腹腔内にある胃の一部が横隔膜を超えて胸腔内に突出した病態です。

肥満や加齢が原因だろうと言われています。

滑脱型・傍食道型・混合型の3型に分類され、滑脱型が大部分を占めています。

げっぷが増えるのが症状の一つですが、後述する逆流性食道炎の原因になると言われています。

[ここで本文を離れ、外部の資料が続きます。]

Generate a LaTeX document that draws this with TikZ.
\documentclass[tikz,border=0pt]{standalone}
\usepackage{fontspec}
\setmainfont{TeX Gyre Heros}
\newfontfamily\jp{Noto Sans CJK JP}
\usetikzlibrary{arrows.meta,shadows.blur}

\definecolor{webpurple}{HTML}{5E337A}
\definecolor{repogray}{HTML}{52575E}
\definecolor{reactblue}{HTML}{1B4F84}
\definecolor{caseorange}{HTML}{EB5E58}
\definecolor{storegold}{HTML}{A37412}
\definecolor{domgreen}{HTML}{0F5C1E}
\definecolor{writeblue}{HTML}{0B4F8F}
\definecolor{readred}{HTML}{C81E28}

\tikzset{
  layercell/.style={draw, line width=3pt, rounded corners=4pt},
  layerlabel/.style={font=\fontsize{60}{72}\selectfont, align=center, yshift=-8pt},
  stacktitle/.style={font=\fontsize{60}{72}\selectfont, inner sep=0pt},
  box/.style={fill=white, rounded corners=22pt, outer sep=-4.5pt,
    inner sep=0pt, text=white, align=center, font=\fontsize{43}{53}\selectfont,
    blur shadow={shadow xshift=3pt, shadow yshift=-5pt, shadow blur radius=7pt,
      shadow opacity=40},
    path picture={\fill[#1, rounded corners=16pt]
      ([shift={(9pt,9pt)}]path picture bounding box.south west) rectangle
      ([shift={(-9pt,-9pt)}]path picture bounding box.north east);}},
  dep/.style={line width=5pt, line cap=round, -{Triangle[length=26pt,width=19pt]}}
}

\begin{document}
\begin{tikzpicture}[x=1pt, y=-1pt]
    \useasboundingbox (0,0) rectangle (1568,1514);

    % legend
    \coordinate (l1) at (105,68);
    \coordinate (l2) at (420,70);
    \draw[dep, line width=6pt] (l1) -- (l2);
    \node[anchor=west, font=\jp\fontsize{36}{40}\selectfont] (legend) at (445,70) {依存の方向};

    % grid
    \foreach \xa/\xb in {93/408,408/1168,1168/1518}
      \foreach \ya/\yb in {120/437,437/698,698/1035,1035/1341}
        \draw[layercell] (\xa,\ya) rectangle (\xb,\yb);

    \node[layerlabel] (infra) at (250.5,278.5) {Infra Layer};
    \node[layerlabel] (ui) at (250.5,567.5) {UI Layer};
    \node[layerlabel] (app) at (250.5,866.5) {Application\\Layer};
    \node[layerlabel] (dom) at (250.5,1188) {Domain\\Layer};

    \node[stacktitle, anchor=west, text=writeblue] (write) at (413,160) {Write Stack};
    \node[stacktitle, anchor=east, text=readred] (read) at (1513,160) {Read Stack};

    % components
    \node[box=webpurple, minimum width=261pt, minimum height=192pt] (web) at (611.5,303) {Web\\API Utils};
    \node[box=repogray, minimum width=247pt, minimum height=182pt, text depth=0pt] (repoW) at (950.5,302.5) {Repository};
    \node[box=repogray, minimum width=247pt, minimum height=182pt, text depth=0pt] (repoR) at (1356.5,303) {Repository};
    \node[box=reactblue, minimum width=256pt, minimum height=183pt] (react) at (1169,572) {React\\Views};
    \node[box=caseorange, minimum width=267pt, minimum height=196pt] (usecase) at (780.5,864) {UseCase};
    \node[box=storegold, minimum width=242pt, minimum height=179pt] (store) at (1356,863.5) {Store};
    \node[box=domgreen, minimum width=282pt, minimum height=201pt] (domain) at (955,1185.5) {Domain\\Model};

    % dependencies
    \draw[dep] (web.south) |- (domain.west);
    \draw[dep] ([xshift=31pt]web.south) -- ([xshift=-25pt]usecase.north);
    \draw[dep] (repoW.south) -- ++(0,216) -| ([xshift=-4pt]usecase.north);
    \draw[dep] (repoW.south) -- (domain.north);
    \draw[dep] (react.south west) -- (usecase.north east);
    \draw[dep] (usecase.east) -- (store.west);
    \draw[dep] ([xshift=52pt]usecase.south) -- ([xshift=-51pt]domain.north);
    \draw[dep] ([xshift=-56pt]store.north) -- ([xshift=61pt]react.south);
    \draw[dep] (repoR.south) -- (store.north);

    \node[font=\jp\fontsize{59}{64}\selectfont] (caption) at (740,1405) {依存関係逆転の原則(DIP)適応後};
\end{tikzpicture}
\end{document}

診断は上部消化管内視鏡検査の他に胃X線検査、CT検査で行われます。

治療は生活習慣の改善や合併する逆流性食道炎の薬物治療が中心になりますが、新しい試みとして一部の医療機関で内視鏡による治療も開発されつつあります。

逆流性食道炎

胃酸が食道へ逆流することで食道が炎症を起こし、胸焼け・胸痛・つかえ感などの症状が出現する病態です。前述の食道裂孔ヘルニアが基礎疾患にあると発生しやすくなります。

慢性咳嗽や咽喉の違和感の原因となることもあります。

食道裂孔ヘルニアや生活習慣によるものの他にヘリコバクターピロリ菌の除菌療法後に生じるものもあります。

診断には上部消化管内視鏡検査が必須となります。

内視鏡検査の前にタケキャブ、ネキシウム、パリエット、タケプロン、オメプラールなどの薬を処方してしまう先生がいますが、不用意な投薬により内視鏡検査時には逆流性食道炎の有無がわからなくなったり、重症度の評価ができなくなってしまうのでご遠慮ください。


バレット食道

本来は扁平上皮であるはずの食道粘膜が、胃から連続した円柱上皮に置換された状態です。

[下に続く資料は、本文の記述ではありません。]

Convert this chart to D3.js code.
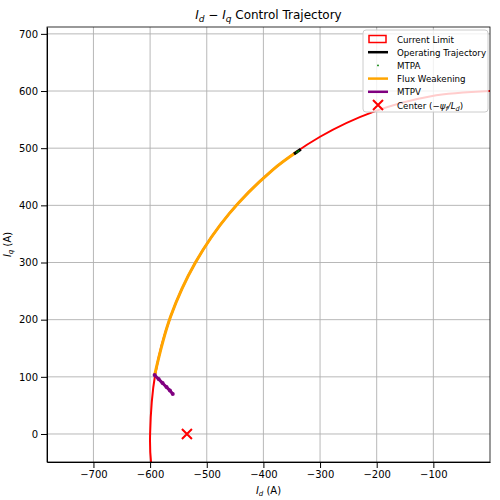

SSBE(長さ3cm未満の短いタイプ)とLSBE(長さ3cm以上の長いタイプ)の2種類に分けられます。

逆流性食道炎が原因の一つだと言われています。

欧米のデータではバレット食道(とくにLSBE)がある人は健常者に比べ食道癌の発生頻度が30-125倍ほど高いと言われています。過去25年間でバレット食道から食道癌になった人は6倍以上に増加しているそうです。

人種の差異や食生活の差異もあるため、欧米人のデータが日本人にも当てはまるかどうかわかりませんが、日本でも逆流性食道炎やバレット食道の患者さんが急速に増加しているため注意が必要です。